__Challenge__: Print, word for word, the opening line of the data below and every line after it through the line that contains "import plotly.graph_objects as go", but not the pictures.

__Data__:
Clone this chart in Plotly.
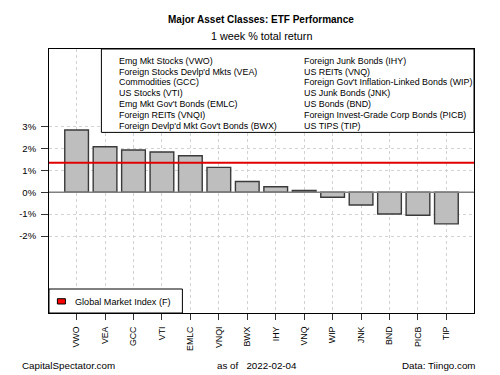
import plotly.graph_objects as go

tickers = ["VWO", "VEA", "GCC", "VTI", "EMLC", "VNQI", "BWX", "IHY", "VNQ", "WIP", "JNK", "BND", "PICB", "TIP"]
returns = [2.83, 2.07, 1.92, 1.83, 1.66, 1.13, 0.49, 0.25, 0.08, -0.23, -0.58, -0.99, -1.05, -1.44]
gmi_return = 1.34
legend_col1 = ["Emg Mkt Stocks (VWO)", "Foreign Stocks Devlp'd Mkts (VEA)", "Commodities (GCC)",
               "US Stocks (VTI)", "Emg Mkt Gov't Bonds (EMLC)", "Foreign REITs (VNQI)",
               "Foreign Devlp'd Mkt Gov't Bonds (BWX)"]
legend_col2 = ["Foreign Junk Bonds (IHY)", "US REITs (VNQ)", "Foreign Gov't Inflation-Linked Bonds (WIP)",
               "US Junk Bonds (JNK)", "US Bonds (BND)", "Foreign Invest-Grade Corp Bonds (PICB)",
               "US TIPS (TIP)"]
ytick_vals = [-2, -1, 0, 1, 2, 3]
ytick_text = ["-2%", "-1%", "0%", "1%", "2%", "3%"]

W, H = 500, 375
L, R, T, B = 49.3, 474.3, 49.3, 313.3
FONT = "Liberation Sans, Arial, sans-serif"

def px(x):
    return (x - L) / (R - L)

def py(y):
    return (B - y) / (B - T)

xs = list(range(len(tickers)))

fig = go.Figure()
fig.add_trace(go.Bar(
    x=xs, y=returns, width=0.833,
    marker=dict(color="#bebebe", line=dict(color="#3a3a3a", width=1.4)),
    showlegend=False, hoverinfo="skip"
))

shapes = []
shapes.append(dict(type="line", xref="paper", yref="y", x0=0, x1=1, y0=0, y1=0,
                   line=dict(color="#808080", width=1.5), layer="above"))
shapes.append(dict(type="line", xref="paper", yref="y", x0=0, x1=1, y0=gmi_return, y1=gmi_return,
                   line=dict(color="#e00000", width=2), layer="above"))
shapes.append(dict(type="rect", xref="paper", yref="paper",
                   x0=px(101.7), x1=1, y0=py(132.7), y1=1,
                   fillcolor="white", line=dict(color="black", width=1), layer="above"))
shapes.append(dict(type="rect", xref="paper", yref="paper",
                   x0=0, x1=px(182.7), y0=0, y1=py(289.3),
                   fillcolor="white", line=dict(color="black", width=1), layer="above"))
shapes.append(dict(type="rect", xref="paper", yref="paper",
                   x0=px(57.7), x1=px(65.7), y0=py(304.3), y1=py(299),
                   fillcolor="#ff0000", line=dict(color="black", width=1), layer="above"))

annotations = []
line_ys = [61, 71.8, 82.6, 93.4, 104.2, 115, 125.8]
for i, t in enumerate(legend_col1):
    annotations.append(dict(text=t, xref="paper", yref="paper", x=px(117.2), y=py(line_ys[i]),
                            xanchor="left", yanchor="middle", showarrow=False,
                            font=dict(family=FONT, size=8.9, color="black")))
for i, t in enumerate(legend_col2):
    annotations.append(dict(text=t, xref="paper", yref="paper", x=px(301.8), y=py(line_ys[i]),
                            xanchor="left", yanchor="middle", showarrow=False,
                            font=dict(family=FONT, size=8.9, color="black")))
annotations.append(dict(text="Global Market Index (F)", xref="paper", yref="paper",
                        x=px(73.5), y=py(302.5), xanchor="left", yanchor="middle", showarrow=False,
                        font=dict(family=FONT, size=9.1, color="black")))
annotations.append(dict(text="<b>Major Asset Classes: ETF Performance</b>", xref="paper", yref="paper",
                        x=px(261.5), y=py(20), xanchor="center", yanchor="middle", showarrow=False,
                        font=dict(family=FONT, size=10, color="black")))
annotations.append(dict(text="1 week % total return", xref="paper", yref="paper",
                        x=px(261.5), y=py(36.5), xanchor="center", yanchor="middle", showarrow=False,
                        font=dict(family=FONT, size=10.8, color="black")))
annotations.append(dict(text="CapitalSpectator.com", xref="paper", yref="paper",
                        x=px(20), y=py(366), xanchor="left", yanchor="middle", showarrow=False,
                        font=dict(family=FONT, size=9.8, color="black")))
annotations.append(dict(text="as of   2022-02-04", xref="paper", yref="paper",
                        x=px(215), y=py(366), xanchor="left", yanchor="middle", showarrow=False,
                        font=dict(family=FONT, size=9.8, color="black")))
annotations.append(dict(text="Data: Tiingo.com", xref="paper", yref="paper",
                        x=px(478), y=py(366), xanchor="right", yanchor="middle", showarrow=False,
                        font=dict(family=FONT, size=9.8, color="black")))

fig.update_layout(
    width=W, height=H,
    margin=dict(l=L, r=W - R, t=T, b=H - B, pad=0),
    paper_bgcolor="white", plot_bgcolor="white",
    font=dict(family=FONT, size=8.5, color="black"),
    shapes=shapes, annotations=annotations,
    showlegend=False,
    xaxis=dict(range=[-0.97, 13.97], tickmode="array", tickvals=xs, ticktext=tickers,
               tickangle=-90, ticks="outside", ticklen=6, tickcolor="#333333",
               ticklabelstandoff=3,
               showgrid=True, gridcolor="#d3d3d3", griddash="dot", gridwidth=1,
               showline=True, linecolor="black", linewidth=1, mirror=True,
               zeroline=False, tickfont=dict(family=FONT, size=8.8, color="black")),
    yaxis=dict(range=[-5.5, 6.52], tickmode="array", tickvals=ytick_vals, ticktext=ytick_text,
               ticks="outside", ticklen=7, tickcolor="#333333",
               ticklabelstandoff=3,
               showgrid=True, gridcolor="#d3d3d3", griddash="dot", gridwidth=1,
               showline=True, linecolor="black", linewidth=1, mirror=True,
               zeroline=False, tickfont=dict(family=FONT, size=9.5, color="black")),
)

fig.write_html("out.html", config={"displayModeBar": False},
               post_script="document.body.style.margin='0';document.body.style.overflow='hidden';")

__Finished answer__:
Clone this chart in Plotly.
import plotly.graph_objects as go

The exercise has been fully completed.